MTL Annual Report

A technique for locating junctions in an integrated circuit with electroquasistatic sensors is under development for imaging purposes.  An array of coplanar sensors is scanned laterally at a fixed height over the surface of a doped semiconducting bulk. Electric fields from the sensors can penetrate the surface of the semiconductor when the sensors are operated at a frequency comparable to the charge-relaxation frequency of the semiconductor.  The challenge is to determine whether driven EQS electrodes can couple into p-n junctions without making any direct electrical contact with the semiconducting bulk.  Figure 1a shows a finite element simulation where AC driven electrodes manage to forward-bias a p-n junction to a depth of approximately 2μm from a scan height of 0.1μm.  If electrodes are positioned so that they are located away from any junctions, then the current on these sensors will be linear and experience no harmonic distortion.  However, if two of these electrodes are located over the top of a p-n junction, then they couple into that junction, causing harmonic distortion in the sensors’ AC currents.  Figure 2a shows an FFT of the center electrode’s current from the array in Figure 1b when the sensors are driven by a 1GHz voltage; a strong harmonic distortion is witnessed.  Figure 2b illustrates how the harmonic distortion experienced by the center electrode from Figure 1b is maximized when the sensors straddle the p-well junctions and diminishes to zero when sensors are no longer located above the p-well.

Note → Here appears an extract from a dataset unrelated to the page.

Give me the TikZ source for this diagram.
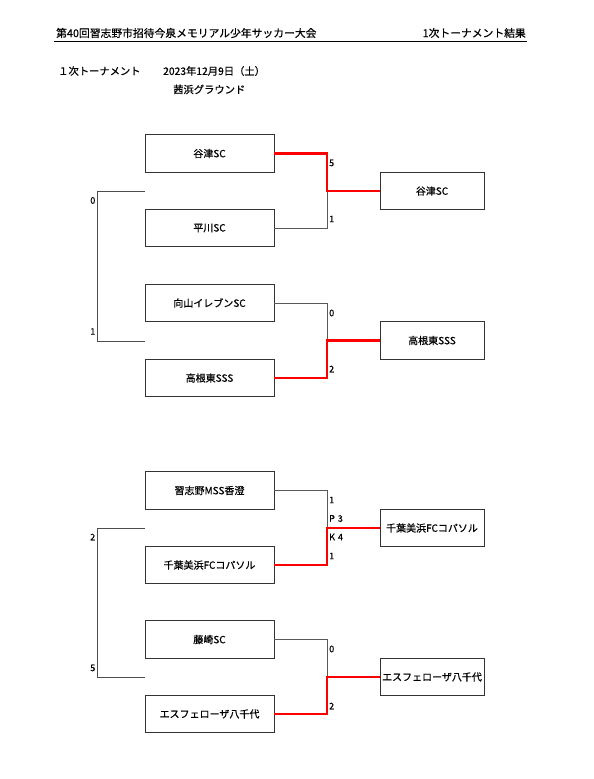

A large array of these electrodes could scan over the surface of a semiconductor with the individual sensor currents monitored for harmonic distortion.  This concept could then provide a new, fast-scanning method for mapping and imaging the semiconducting layers of an integrated circuit, where wells and junctions are located by looking for harmonic distortion in the sensor-current frequency spectrum.  Though not shown here, such a system can also distinguish conducting and dielectric features.